Abstract
We demonstrate country-wide exposures to aerosolized spores of a human fungal pathogen, Aspergillus fumigatus, that has acquired resistance to first line azole clinical antifungal drugs. Assisted by a network of citizen scientists across the United Kingdom, we show that 1 in 20 viable aerosolized spores of this mold are resistant to the agricultural fungicide tebuconazole and 1 in 140 spores are resistant to the four most used azoles for treating clinical aspergillosis infections. Season and proximity to industrial composters were associated with growth of A. fumigatus from air samples, but not with the presence of azole resistance, and hotspots were not stable between sampling periods suggesting a high degree of atmospheric mixing. Genomic analysis shows no distinction between those resistant genotypes found in the environment and in patients, indicating that ~40% (58/150 sequenced genomes) of azole-resistant A. fumigatus infections are acquired from environmental exposures. Due to the ubiquity of this measured exposure, it is crucial that we determine source(s) of azole-resistant A. fumigatus, who is at greatest risk of exposure and how to mitigate these exposures, in order to minimize treatment failure in patients with aspergillosis.
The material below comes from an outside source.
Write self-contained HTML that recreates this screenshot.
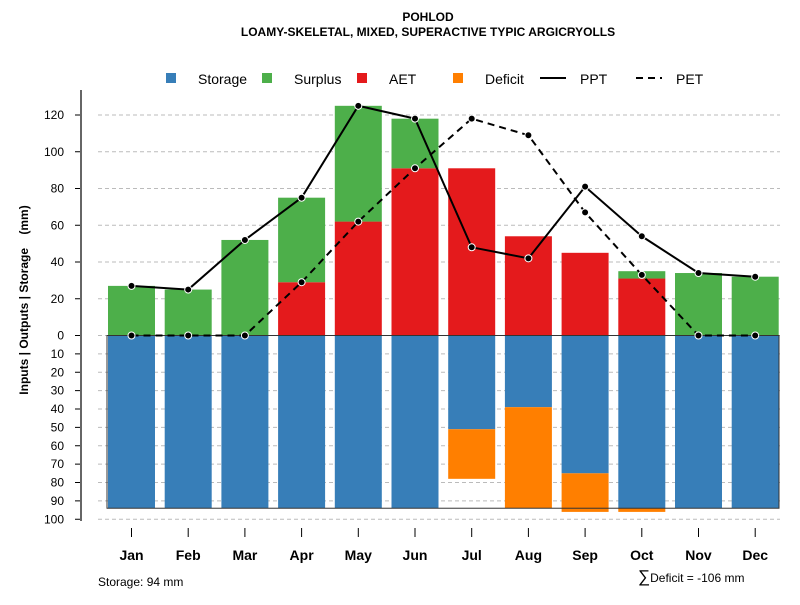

One sentence summary UK-wide citizen science surveillance finds a ubiquitous exposure to aerosolized spores of a human fungal pathogen that have evolved in the environment cross-resistance to essential clinical antifungal drugs
Competing Interest Statement
The authors have declared no competing interest.
Footnotes
In the last line of Methods section "Identification of A. fumigatus cyp51A gene azole-resistance alleles" one of the sequencing primers has been replaced with its reverse compliment, such that one primer sequences forward and the other primer sequences in reverse to capture the entire cyp51a coding region.